Learning is not a phenomenon of the mind, as scholars and scientists have propagated for many centuries. Learning is based on sensomotoric processes, according to the thesis of embodiment. The acquisition of the mother tongue takes place when children explore the world through sensomotoric processes and experience the designations of objects, actions and emotions from their caregivers in communicative interaction. In the foreign language, however, reading and writing alternate. Nevertheless, there is the possibility of bringing sensomotoric experience, for example through gestures, into foreign language teaching. Compared to traditional audio-visual learning, gestures increase the amount of words learned. They also remain longer in memory. Neuroscientific studies show that the use of gestures leads to extensive networks in the brain. In their expansion, such networks reflect the learning modalities used: they combine language with sensory perception and motor programs. Furthermore, gestures use two memory systems: declarative and procedural memory. This may explain the superior retention of words learned through gestures compared to audio-visually learned words.
Manuela Macedonia is an internationally recognized expert in embodiment. She received her doctorate in Salzburg in 2003 with a dissertation on sensomotoric learning of foreign languages from the memory expert Wolfgang Klimesch.

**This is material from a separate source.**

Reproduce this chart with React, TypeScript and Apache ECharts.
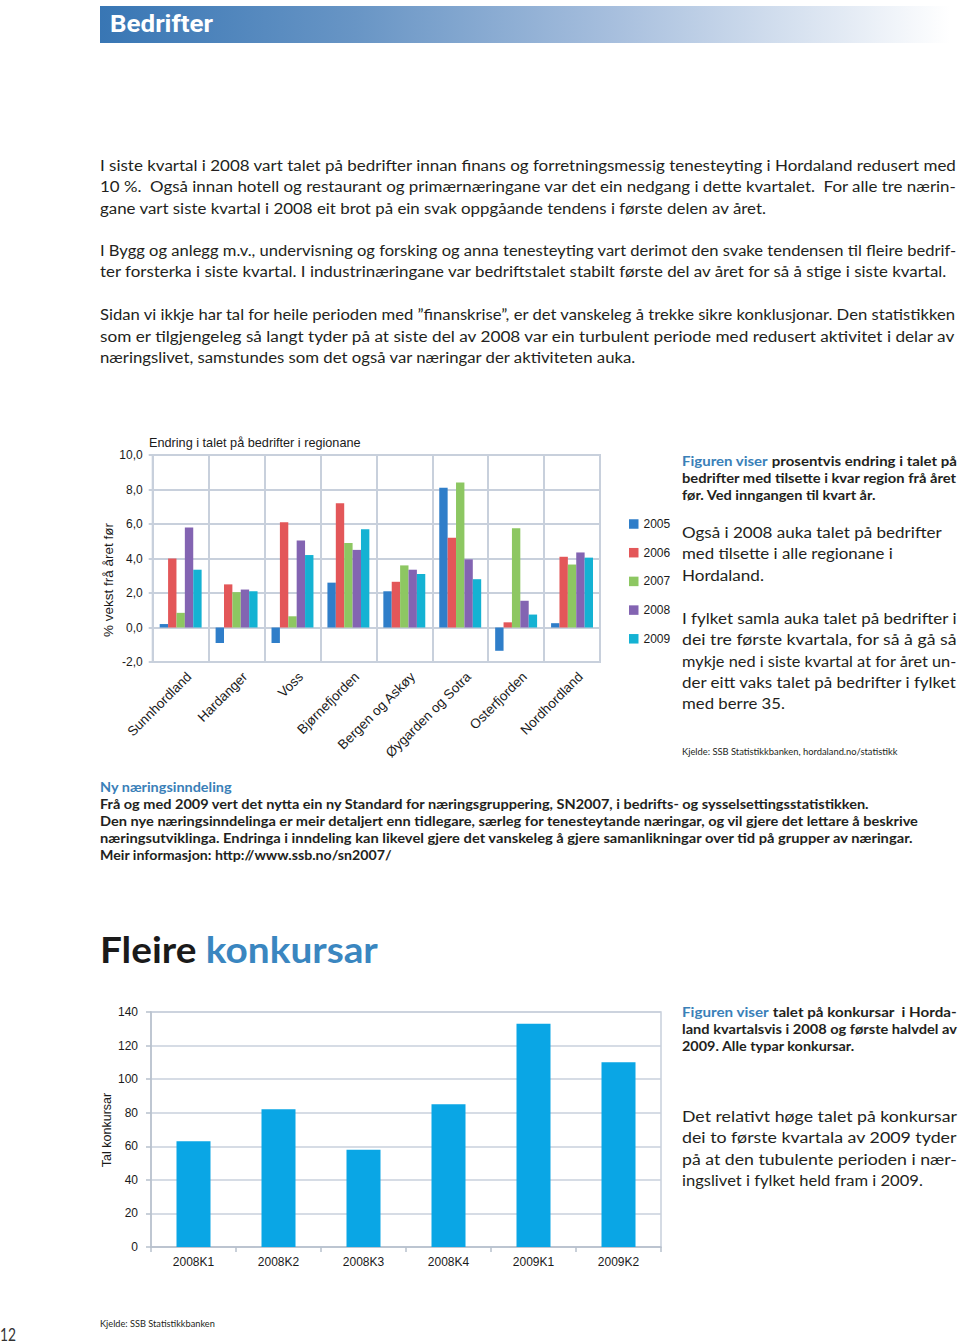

At the Max Planck Institute for Human Cognitive and Brain Sciences Leipzig she worked in the Department of Neuropsychology with Angela Friederici from 2007-2010 and in the research group Neuronal Mechanisms of Interpersonal Communication from 2011-2018. Currently she is affiliated with the research group “Neuronal Plasticity in Gesa Hartwigsen” and researches further aspects of speech memory. Since 2012 Macedonia has been a senior researcher at the Johannes Kepler University and since 2019 at the Linz Center of Mechatronics in the development of digital coaches. They are designed to virtually accompany people through learning processes. In March 2020 “Bewegtes Lernen – Handbuch für Forschung und Praxis” was published by Lehmann Verlag (Berlin). For this, Manuela Macedonia acted as co-editor together with her colleague Christian Andrä from the University of Leipzig. The collection of articles also contains 2 contributions by the neuroscientist on the theory and practice of embodiment of foreign language.